(This is an article I wrote several years ago. I thought you might enjoy reading it.)
With seven children, this can be quite an adventure.
First of all, we do not have a TV in our van and wouldn't take one if you offered it. We think the children need to learn to entertain themselves and enjoy the scenery. Besides, my observation is that the more TV a child watches the more selfish they behave. Selfishness does not make for a good vacation for anyone.
The first order of business is to get our housing ready. Hotel bills for this large of a family are more than a little, shall we say, uncomfortable. Besides, camping is more fun and can double as one long science field trip (we homeschool). Most of our vacations are the drive all day and sight-see then camp for the night kind.
“Let's see, we need to get the tent out.”
Several years ago we went camping with four children and two small tents. After I got up in the middle of the night to take care of the toddler and tripped over a boulder (no moon), my husband planned a new stop for the next day; Wal-Mart. He bought the biggest tent they had. This mansion-in-a-bag is 10x15 and divides into three rooms; one for boys, one for girls and the middle one for mom and dad; or it can be one big living room. Just the thing for us. So our first step in preparing for vacation is to get the tent out, set it up and make sure it is all there. This requires team work from everybody.

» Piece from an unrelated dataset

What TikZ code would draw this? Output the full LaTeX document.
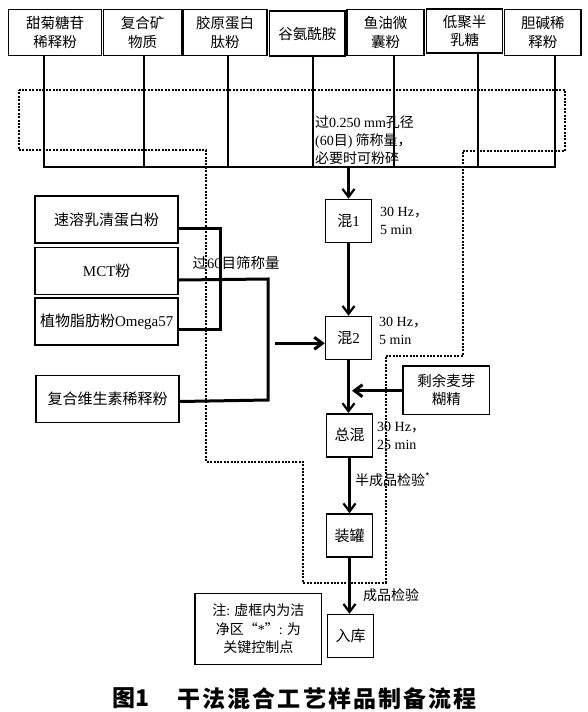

“Joy(14), you and Joe(6) put in that post. Jim(11) and Jon(8) do the other one. You have to lift together, or it will fall over. Ready, one, two, three, lift!”
Our children have learned through this and other projects how to work together very well.
In no time at all the tent is up. Since it is up anyway, we get all the bedding and pretend to be setting up our camp site. Every child has a foam pad to go under their sleeping bag to neutralize the rocks, a sleeping bag proper, a fuzzy (polar fleece) bag to use as a light blanket when it is warm and to increase the warmth of the big sleeping bag when it is cold, a pillow and a sleeping buddy. Yes, I let my boys play with stuffed animals and dolls. I don't worry about their masculinity in the least. I think it has something to do with the fact that their animals and dolls are constantly performing commando raids, war maneuvers, rescue missions and getting into all sorts of very macho trouble. Nothing feminine there.
Add a small playpen for the baby, and it is all set up.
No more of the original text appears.